In this case, the elevator was in breach, and Section 41-02-26(3), N.D.C.C. (UCC § 2-309), does not apply. The contract was canceled, not terminated.

The elevator makes the argument that Svihovec is not entitled to any "windfall" he might have received when he sold his grain in June to another buyer. The elevator claims that Svihovec acted in "bad faith" by failing to notify the elevator of his intention to resell his grain. From the record, we cannot find any evidence that Svihovec acted in bad faith when he trucked his wheat directly the Grain Terminal Association and sold it for a slightly higher price than provided under the contract. There is no duty to notify of a resale where the contract is canceled. Svihovec appears to have made every effort to deliver his grain to the elevator. In fact, testimony at trial revealed that he was desperate to deliver his grain to the elevator. It must be remembered that the entire time Svihovec held the grain in storage on his farm, he suffered the risk of loss upon casualty to the grain. In fact, some of the contract grain had to be discarded due to insect damage.

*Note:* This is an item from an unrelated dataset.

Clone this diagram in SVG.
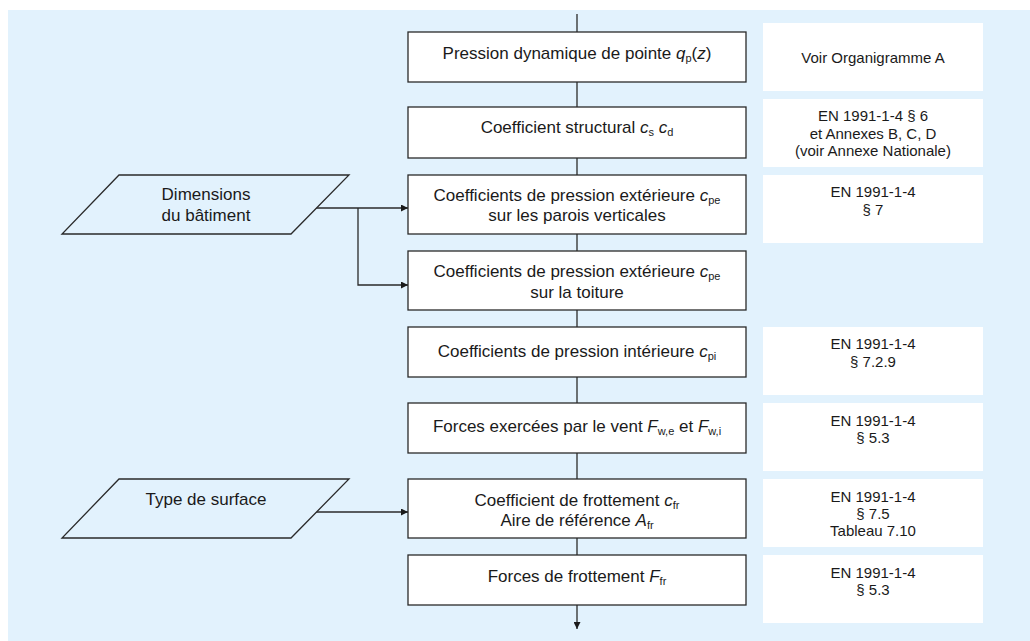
<svg xmlns="http://www.w3.org/2000/svg" width="1030" height="641" viewBox="0 0 1030 641">
<defs>
<style>
.bg{fill:#E2F2FD}
.box{fill:#FFFFFF;stroke:#2A2A2A;stroke-width:1.3}
.ref{fill:#FFFFFF}
.para{fill:#E2F2FD;stroke:#2A2A2A;stroke-width:1.3}
.conn{fill:none;stroke:#2A2A2A;stroke-width:1.3}
.t{font-family:"Liberation Sans",Arial,sans-serif;font-size:17px;fill:#1A1A1A;text-anchor:middle}
.r{font-family:"Liberation Sans",Arial,sans-serif;font-size:15px;fill:#1A1A1A;text-anchor:middle}
.i{font-style:italic}
.s{font-size:11px}
</style>
<marker id="arr" viewBox="0 0 10 10" refX="10" refY="5" markerWidth="7" markerHeight="7" markerUnits="userSpaceOnUse" orient="auto">
<path d="M0,0 L10,5 L0,10 Z" fill="#1A1A1A"/>
</marker>
</defs>
<rect class="bg" x="8" y="10" width="1022" height="631"/>

<g id="connectors">
<line class="conn" x1="577" y1="14" x2="577" y2="32"/>
<line class="conn" x1="577" y1="82" x2="577" y2="107"/>
<line class="conn" x1="577" y1="158" x2="577" y2="175"/>
<line class="conn" x1="577" y1="234" x2="577" y2="251"/>
<line class="conn" x1="577" y1="310" x2="577" y2="327"/>
<line class="conn" x1="577" y1="377" x2="577" y2="403"/>
<line class="conn" x1="577" y1="453" x2="577" y2="479"/>
<line class="conn" x1="577" y1="538" x2="577" y2="555"/>
<line class="conn" x1="577" y1="605" x2="577" y2="629" marker-end="url(#arr)"/>
<line class="conn" x1="315" y1="208" x2="408" y2="208" marker-end="url(#arr)"/>
<polyline class="conn" points="358,208 358,285 408,285" marker-end="url(#arr)"/>
<line class="conn" x1="315" y1="512" x2="408" y2="512" marker-end="url(#arr)"/>
</g>

<g id="n-pression">
<rect class="box" x="408" y="32" width="338" height="50"/>
<text class="t" x="577" y="59">Pression dynamique de pointe <tspan class="i">q</tspan><tspan class="s" dy="3">p</tspan><tspan dy="-3">(</tspan><tspan class="i">z</tspan>)</text>
</g>
<g id="n-structural">
<rect class="box" x="408" y="107" width="338" height="51"/>
<text class="t" x="577" y="133">Coefficient structural <tspan class="i">c</tspan><tspan class="s" dy="3">s</tspan><tspan dy="-3"> </tspan><tspan class="i">c</tspan><tspan class="s" dy="3">d</tspan></text>
</g>
<g id="n-cpe-parois">
<rect class="box" x="408" y="175" width="338" height="59"/>
<text class="t" x="577" y="201">Coefficients de pression extérieure <tspan class="i">c</tspan><tspan class="s" dy="3">pe</tspan></text>
<text class="t" x="577" y="221">sur les parois verticales</text>
</g>
<g id="n-cpe-toiture">
<rect class="box" x="408" y="251" width="338" height="59"/>
<text class="t" x="577" y="277">Coefficients de pression extérieure <tspan class="i">c</tspan><tspan class="s" dy="3">pe</tspan></text>
<text class="t" x="577" y="298">sur la toiture</text>
</g>
<g id="n-cpi">
<rect class="box" x="408" y="327" width="338" height="50"/>
<text class="t" x="577" y="357">Coefficients de pression intérieure <tspan class="i">c</tspan><tspan class="s" dy="3">pi</tspan></text>
</g>
<g id="n-forces-vent">
<rect class="box" x="408" y="403" width="338" height="50"/>
<text class="t" x="577" y="432">Forces exercées par le vent <tspan class="i">F</tspan><tspan class="s" dy="3">w,e</tspan><tspan dy="-3"> et </tspan><tspan class="i">F</tspan><tspan class="s" dy="3">w,i</tspan></text>
</g>
<g id="n-frottement">
<rect class="box" x="408" y="479" width="338" height="59"/>
<text class="t" x="577" y="506">Coefficient de frottement <tspan class="i">c</tspan><tspan class="s" dy="3">fr</tspan></text>
<text class="t" x="577" y="526">Aire de référence <tspan class="i">A</tspan><tspan class="s" dy="3">fr</tspan></text>
</g>
<g id="n-forces-frottement">
<rect class="box" x="408" y="555" width="338" height="50"/>
<text class="t" x="577" y="582">Forces de frottement <tspan class="i">F</tspan><tspan class="s" dy="3">fr</tspan></text>
</g>

<g id="n-dimensions">
<polygon class="para" points="119,175 349,175 291,234 62,234"/>
<text class="t" x="206" y="200">Dimensions</text>
<text class="t" x="206" y="221">du bâtiment</text>
</g>
<g id="n-surface">
<polygon class="para" points="119,479 349,479 291,538 62,538"/>
<text class="t" x="206" y="505">Type de surface</text>
</g>

<g id="ref-1">
<rect class="ref" x="763" y="23" width="220" height="68"/>
<text class="r" x="873" y="63">Voir Organigramme A</text>
</g>
<g id="ref-2">
<rect class="ref" x="763" y="99" width="220" height="68"/>
<text class="r" x="873" y="121">EN 1991-1-4 § 6</text>
<text class="r" x="873" y="139">et Annexes B, C, D</text>
<text class="r" x="873" y="156">(voir Annexe Nationale)</text>
</g>
<g id="ref-3">
<rect class="ref" x="763" y="175" width="220" height="68"/>
<text class="r" x="873" y="197">EN 1991-1-4</text>
<text class="r" x="873" y="215">§ 7</text>
</g>
<g id="ref-5">
<rect class="ref" x="763" y="327" width="220" height="68"/>
<text class="r" x="873" y="349">EN 1991-1-4</text>
<text class="r" x="873" y="367">§ 7.2.9</text>
</g>
<g id="ref-6">
<rect class="ref" x="763" y="403" width="220" height="68"/>
<text class="r" x="873" y="426">EN 1991-1-4</text>
<text class="r" x="873" y="443">§ 5.3</text>
</g>
<g id="ref-7">
<rect class="ref" x="763" y="479" width="220" height="68"/>
<text class="r" x="873" y="502">EN 1991-1-4</text>
<text class="r" x="873" y="519">§ 7.5</text>
<text class="r" x="873" y="536">Tableau 7.10</text>
</g>
<g id="ref-8">
<rect class="ref" x="763" y="555" width="220" height="68"/>
<text class="r" x="873" y="578">EN 1991-1-4</text>
<text class="r" x="873" y="595">§ 5.3</text>
</g>
</svg>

Svihovec was not a seller out to take advantage of a rising market. He made arrangements to market his wheat immediately upon Munch's refusal in late May to accept delivery. When Svihovec sold the grain in June, the market price had risen to only $2.20 per bushel. The elevator, on the other hand, seeks to collect damages at the price of $4.40 per bushel, the market price in September 1973, when it contends Svihovec breached the contract.

We find no bad faith on the part of Svihovec.




[1] It should be noted on this point that Munch's testimony at trial indicated that it is customary in grain contracts not to specify the exact date for delivery, to give the farmer some leeway to arrange for hauling his wheat to the elevator. Thus a broad delivery date such as "March Delivery" is not unusual; it also gives the elevator time to arrange for space for the contract grain. Svihovec was not shown to have had knowledge of any such custom.

[2] Even inability to obtain boxcars might not be a complete bar to acceptance of delivery. The elevator might have been able to rent or build additional storage, or, in case of necessity, storing the grain in the open on the ground, and thereby transferring the risk of loss from Svihovec to itself, might be held reasonable.